▶ [SET PROBLEM]:
Gather all lines in the data that hold the string "React".

▶ [COLLECTED MATERIAL]:
+ + +
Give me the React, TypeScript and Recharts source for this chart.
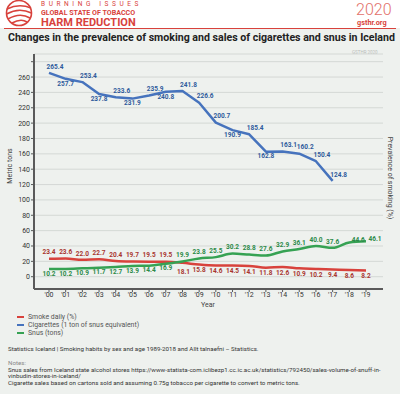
import React from "react";
import { LineChart, Line, XAxis, YAxis, CartesianGrid, LabelList } from "recharts";

const years = ["'00", "'01", "'02", "'03", "'04", "'05", "'06", "'07", "'08", "'09", "'10", "'11", "'12", "'13", "'14", "'15", "'16", "'17", "'18", "'19"];
const smokeDaily = [23.4, 23.6, 22.0, 22.7, 20.4, 19.7, 19.5, 19.5, 18.1, 15.8, 14.6, 14.5, 14.1, 11.8, 12.6, 10.9, 10.2, 9.4, 8.6, 8.2];
const cigarettes = [265.4, 257.7, 253.4, 237.8, 233.6, 231.9, 235.9, 240.8, 241.8, 226.6, 200.7, 190.9, 185.4, 162.8, 163.1, 160.2, 150.4, 124.8];
const snus = [10.2, 10.2, 10.9, 11.7, 12.7, 13.9, 14.4, 16.9, 19.9, 23.8, 25.5, 30.2, 28.8, 27.6, 32.9, 36.1, 40.0, 37.6, 44.6, 46.1];
const leftTicks = [0, 20, 40, 60, 80, 100, 120, 140, 160, 180, 200, 220, 240, 260, 280];
const rightTicks = [0, 10, 20, 30];

const RED = "#d8423c";
const BLUE = "#4673bd";
const GREEN = "#36a253";
const FONT = "Roboto, 'Open Sans', sans-serif";

const data = years.map((year, i) => ({
  year,
  smoke: smokeDaily[i],
  cig: cigarettes[i] ?? null,
  snus: snus[i],
}));

// snus overtakes daily smokers from '08 on, labels swap sides there
const CROSS = 8;
const cigBelow = new Set([1, 3, 5, 7, 11, 13]);

const valueLabel = (color: string, place: (i: number) => [number, number]) => (props: any) => {
  const { x, y, value, index } = props;
  if (value == null || x == null) return null;
  const [dx, dy] = place(index);
  return (
    <text x={x + dx} y={y + dy} fill={color} fontSize={6.5} fontWeight={700} fontFamily={FONT}
      textAnchor="middle" dominantBaseline="middle">
      {Number(value).toFixed(1)}
    </text>
  );
};

const smokePlace = (i: number): [number, number] =>
  i < CROSS ? [0, -6] : i === CROSS ? [1, 9] : [0, 6];
const snusPlace = (i: number): [number, number] =>
  i < CROSS ? [0, 5] : i >= 18 ? [9, -2] : [0, -6];
const cigPlace = (i: number): [number, number] =>
  cigBelow.has(i) ? [0, 5] : [6, -6];

const legendItems = [
  { color: RED, text: "Smoke daily (%)" },
  { color: BLUE, text: "Cigarettes (1 ton of snus equivalent)" },
  { color: GREEN, text: "Snus (tons)" },
];

const abs = (left: number, top: number, extra: React.CSSProperties = {}): React.CSSProperties => ({
  position: "absolute",
  left,
  top,
  whiteSpace: "nowrap",
  lineHeight: 1,
  ...extra,
});

const Logo = () => (
  <svg width={40} height={28} style={abs(0, 0)}>
    <g fill="none" stroke={RED} strokeWidth={1.6}>
      <circle cx={19} cy={13} r={12.5} />
      <path d="M7 9 Q19 3 31 8" />
      <path d="M6.5 14 Q19 7 31.5 13" />
      <path d="M8 19 Q20 12 30 18" />
      <path d="M12 23 Q21 18 27 22" />
    </g>
  </svg>
);

export default function App() {
  return (
    <div style={{ position: "absolute", left: 0, top: 0, width: 400, height: 394, background: "#eef1ee", fontFamily: FONT, overflow: "hidden" }}>
      <div style={{ position: "absolute", left: 0, top: 0, width: 400, height: 28, background: "#ffffff" }} />
      <div style={{ position: "absolute", left: 4, top: 28, width: 392, height: 1, background: RED }} />
      <Logo />
      <div style={abs(41, 2, { color: RED, fontSize: 6.5, letterSpacing: 3.6, lineHeight: 0.85 })}>BURNING ISSUES</div>
      <div style={abs(41, 10, { color: RED, fontSize: 7.1, fontWeight: 700, lineHeight: 0.85 })}>GLOBAL STATE OF TOBACCO</div>
      <div style={abs(41, 17.8, { color: RED, fontSize: 11, fontWeight: 700, lineHeight: 0.85 })}>HARM REDUCTION</div>
      <div style={abs(356, 2, { color: "#e2706a", fontSize: 16, fontWeight: 300 })}>2020</div>
      <div style={abs(357, 18.5, { color: RED, fontSize: 7.3, fontWeight: 700 })}>gsthr.org</div>
      <div style={abs(8, 32.5, { color: "#222", fontSize: 10.6, fontWeight: 700 })}>
        Changes in the prevalence of smoking and sales of cigarettes and snus in Iceland
      </div>
      <div style={abs(352, 51, { color: "#b9bcb9", fontSize: 4.5 })}>GSTHR 2020</div>

      <div style={abs(0, 44)}>
        <LineChart width={400} height={270} data={data} margin={{ top: 10, right: 0, left: 0, bottom: 0 }}>
          <CartesianGrid horizontal vertical={false} stroke="#d4d8d5" strokeWidth={1} yAxisId="left" />
          <XAxis
            dataKey="year"
            interval={0}
            padding={{ left: 15, right: 17 }}
            height={25}
            tickSize={3}
            tickMargin={0}
            axisLine={{ stroke: "#5a5a5a", strokeWidth: 2 }}
            tickLine={{ stroke: "#5a5a5a" }}
            tick={{ fontSize: 7, fill: "#333", fontFamily: FONT }}
          />
          <YAxis
            yAxisId="left"
            width={34}
            domain={[-16, 290]}
            ticks={leftTicks}
            interval={0}
            tickSize={3}
            tickMargin={1}
            tickFormatter={(v: number) => (v === 280 ? "" : String(v))}
            axisLine={{ stroke: "#5a5a5a", strokeWidth: 2 }}
            tickLine={{ stroke: "#5a5a5a" }}
            tick={{ fontSize: 7, fill: "#333", fontFamily: FONT }}
            label={{
              content: ({ viewBox }: any) => (
                <text x={viewBox.x + 12} y={viewBox.y + 112} fontSize={7} fill="#444" fontFamily={FONT}
                  textAnchor="middle" transform={`rotate(-90 ${viewBox.x + 12} ${viewBox.y + 112})`}>
                  Metric tons
                </text>
              ),
            }}
          />
          <YAxis
            yAxisId="right"
            orientation="right"
            width={17}
            domain={[-16, 290]}
            ticks={rightTicks}
            interval={0}
            tickSize={4}
            tickMargin={3}
            axisLine={false}
            tickLine={false}
            tick={{ fontSize: 7, fill: "#333", fontFamily: FONT }}
            label={{
              content: ({ viewBox }: any) => (
                <text x={viewBox.x + 5} y={viewBox.y + 124} fontSize={7} fill="#444" fontFamily={FONT}
                  textAnchor="middle" transform={`rotate(90 ${viewBox.x + 5} ${viewBox.y + 124})`}>
                  Prevalence of smoking (%)
                </text>
              ),
            }}
          />
          <Line yAxisId="left" type="linear" dataKey="cig" stroke={BLUE} strokeWidth={2.5} dot={false}
            isAnimationActive={false} connectNulls={false} strokeLinejoin="round">
            <LabelList dataKey="cig" content={valueLabel("#2f5b9c", cigPlace)} />
          </Line>
          <Line yAxisId="left" type="monotone" dataKey="smoke" stroke={RED} strokeWidth={2.5} dot={false}
            isAnimationActive={false}>
            <LabelList dataKey="smoke" content={valueLabel("#a8352f", smokePlace)} />
          </Line>
          <Line yAxisId="left" type="monotone" dataKey="snus" stroke={GREEN} strokeWidth={2.5} dot={false}
            isAnimationActive={false}>
            <LabelList dataKey="snus" content={valueLabel("#2b8a48", snusPlace)} />
          </Line>
        </LineChart>
      </div>

      <div style={abs(201, 302, { color: "#444", fontSize: 7 })}>Year</div>

      {legendItems.map((item, i) => (
        <div key={item.text} style={abs(17, 313.5 + i * 8, { display: "flex", alignItems: "center", fontSize: 6.9, color: "#555" })}>
          <span style={{ display: "inline-block", width: 7, height: 2.5, background: item.color, marginRight: 4 }} />
          {item.text}
        </div>
      ))}

      <div style={abs(8, 345.5, { color: "#333", fontSize: 6.2 })}>
        Statistics Iceland | Smoking habits by sex and age 1989-2018 and Allt talnaefni – Statistics.
      </div>
      <div style={abs(8, 360, { color: "#888", fontSize: 6.2 })}>Notes:</div>
      <div style={abs(8, 366.5, { color: "#333", fontSize: 6.2 })}>
        Snus sales from Iceland state alcohol stores https://www-statista-com.iclibezp1.cc.ic.ac.uk/statistics/792450/sales-volume-of-snuff-in-
      </div>
      <div style={abs(8, 373, { color: "#333", fontSize: 6.2 })}>vinbudin-stores-in-iceland/</div>
      <div style={abs(8, 379.5, { color: "#333", fontSize: 6.2 })}>
        Cigarette sales based on cartons sold and assuming 0.75g tobacco per cigarette to convert to metric tons.
      </div>
    </div>
  );
}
+ + +
▶ [EXERCISE RESPONSE]:
Give me the React, TypeScript and Recharts source for this chart.
import React from "react";
const abs = (left: number, top: number, extra: React.CSSProperties = {}): React.CSSProperties => ({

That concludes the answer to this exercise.